SimSort: A Data-Driven Framework for Spike Sorting by Large-Scale Electrophysiology Simulation
Yimu Zhang, Dongqi Han, Yansen Wang, Zhenning Lv, Yu Gu, Dongsheng Li
TL;DR
SimSort tackles the ground-truth deficit in spike sorting by pretraining a fully automated pipeline on a large-scale, biophysically realistic simulated dataset. A transformer-based spike detector paired with a contrastive-learning–driven spike-identification module learns robust, transferable representations that generalize to real neural recordings without fine-tuning.
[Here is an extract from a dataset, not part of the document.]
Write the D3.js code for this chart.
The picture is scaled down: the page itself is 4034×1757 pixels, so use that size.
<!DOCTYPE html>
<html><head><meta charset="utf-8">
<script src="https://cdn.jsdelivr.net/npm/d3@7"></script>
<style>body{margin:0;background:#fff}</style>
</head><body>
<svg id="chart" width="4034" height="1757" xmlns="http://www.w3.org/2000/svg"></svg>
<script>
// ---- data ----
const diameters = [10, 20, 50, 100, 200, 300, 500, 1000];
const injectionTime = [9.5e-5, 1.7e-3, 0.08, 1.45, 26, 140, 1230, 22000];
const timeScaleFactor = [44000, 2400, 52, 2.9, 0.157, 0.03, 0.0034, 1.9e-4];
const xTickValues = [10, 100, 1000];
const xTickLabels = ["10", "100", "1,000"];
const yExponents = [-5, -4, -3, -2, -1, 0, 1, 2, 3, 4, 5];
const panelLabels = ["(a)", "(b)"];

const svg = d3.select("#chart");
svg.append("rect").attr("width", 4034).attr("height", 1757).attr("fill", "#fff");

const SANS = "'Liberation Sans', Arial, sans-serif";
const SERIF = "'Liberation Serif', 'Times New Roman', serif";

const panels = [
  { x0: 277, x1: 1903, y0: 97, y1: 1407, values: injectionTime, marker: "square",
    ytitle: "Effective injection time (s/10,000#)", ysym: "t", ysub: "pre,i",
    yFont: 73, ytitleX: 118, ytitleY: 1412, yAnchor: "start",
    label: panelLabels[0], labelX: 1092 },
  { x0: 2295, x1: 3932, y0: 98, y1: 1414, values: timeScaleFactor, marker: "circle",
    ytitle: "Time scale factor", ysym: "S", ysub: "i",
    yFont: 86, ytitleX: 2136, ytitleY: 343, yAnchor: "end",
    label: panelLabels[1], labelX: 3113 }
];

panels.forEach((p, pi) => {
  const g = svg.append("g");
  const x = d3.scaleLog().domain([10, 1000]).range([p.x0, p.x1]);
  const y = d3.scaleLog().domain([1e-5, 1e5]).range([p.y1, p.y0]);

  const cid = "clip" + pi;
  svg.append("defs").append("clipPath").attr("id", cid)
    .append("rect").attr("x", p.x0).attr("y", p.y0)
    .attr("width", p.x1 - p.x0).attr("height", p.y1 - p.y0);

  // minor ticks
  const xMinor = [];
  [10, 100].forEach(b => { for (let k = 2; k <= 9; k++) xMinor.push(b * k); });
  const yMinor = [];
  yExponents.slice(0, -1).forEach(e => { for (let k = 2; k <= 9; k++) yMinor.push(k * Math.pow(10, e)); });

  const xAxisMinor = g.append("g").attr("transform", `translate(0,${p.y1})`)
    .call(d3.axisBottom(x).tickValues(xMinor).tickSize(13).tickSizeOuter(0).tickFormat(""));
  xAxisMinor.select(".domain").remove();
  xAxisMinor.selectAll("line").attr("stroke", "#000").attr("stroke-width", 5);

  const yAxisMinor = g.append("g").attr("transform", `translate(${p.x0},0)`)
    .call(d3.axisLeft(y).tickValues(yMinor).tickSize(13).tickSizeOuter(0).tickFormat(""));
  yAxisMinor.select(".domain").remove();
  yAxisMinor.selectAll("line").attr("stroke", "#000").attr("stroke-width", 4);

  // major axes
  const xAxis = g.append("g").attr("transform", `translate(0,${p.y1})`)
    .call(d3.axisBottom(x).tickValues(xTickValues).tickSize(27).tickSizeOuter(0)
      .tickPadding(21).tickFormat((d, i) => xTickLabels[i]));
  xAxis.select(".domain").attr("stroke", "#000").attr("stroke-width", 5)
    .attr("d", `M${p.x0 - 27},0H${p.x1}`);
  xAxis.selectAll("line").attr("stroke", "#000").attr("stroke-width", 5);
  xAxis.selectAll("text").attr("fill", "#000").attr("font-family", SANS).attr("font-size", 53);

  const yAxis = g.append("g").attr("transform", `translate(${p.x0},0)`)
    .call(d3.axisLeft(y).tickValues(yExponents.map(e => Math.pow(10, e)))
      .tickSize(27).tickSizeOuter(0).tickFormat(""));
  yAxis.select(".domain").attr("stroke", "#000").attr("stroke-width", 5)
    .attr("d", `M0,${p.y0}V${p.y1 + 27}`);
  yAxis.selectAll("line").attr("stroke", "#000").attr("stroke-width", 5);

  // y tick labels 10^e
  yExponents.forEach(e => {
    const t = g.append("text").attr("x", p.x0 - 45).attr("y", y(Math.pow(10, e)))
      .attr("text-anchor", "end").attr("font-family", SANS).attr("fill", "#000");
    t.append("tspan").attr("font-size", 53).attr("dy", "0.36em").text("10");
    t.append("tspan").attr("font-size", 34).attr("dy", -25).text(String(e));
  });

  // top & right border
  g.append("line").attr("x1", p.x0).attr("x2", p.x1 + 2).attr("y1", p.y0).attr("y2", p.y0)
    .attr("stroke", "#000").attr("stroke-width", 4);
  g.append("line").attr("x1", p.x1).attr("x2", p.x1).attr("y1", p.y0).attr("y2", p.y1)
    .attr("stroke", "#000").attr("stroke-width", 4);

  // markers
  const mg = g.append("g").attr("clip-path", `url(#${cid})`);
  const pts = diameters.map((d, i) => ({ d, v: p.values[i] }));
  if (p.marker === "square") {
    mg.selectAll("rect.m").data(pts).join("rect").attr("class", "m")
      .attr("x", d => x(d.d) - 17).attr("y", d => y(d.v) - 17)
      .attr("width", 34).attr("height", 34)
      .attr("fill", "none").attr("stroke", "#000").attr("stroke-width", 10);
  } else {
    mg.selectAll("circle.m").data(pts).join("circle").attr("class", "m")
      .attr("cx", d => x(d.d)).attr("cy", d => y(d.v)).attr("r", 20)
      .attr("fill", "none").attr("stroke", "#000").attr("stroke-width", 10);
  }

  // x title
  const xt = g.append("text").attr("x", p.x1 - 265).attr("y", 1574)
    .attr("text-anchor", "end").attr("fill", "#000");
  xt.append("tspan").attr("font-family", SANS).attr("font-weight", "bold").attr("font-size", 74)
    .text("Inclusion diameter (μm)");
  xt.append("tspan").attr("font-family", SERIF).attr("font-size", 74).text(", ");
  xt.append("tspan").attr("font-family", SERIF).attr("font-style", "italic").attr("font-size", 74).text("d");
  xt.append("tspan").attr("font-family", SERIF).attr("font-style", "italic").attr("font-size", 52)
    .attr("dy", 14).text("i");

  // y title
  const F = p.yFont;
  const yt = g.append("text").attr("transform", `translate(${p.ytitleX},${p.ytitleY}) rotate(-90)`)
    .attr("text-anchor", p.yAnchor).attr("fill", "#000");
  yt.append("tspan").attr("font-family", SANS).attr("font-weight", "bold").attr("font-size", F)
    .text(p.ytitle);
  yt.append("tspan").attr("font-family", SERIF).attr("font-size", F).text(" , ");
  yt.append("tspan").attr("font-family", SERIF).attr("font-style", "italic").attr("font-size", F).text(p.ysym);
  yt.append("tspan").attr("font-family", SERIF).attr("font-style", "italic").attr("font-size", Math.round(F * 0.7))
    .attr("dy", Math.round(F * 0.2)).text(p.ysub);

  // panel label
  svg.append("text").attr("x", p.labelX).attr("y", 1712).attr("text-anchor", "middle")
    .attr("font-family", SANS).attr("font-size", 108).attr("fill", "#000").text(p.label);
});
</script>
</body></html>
The approach achieves strong zero-shot performance across multiple benchmarks and real-world data, with further gains from limited fine-tuning and clear scaling behavior as data size grows. This simulation-driven pretraining paradigm offers a scalable, plug-and-play solution for spike sorting in diverse electrophysiology settings.
Abstract
Spike sorting is an essential process in neural recording, which identifies and separates electrical signals from individual neurons recorded by electrodes in the brain, enabling researchers to study how specific neurons communicate and process information. Although there exist a number of spike sorting methods which have contributed to significant neuroscientific breakthroughs, many are heuristically designed, making it challenging to verify their correctness due to the difficulty of obtaining ground truth labels from real-world neural recordings. In this work, we explore a data-driven, deep learning-based approach. We begin by creating a large-scale dataset through electrophysiology simulations using biologically realistic computational models. We then present SimSort, a pretraining framework for spike sorting. Trained solely on simulated data, SimSort demonstrates zero-shot generalizability to real-world spike sorting tasks, yielding consistent improvements over existing methods across multiple benchmarks. These results highlight the potential of simulation-driven pretraining to enhance the robustness and scalability of spike sorting in experimental neuroscience.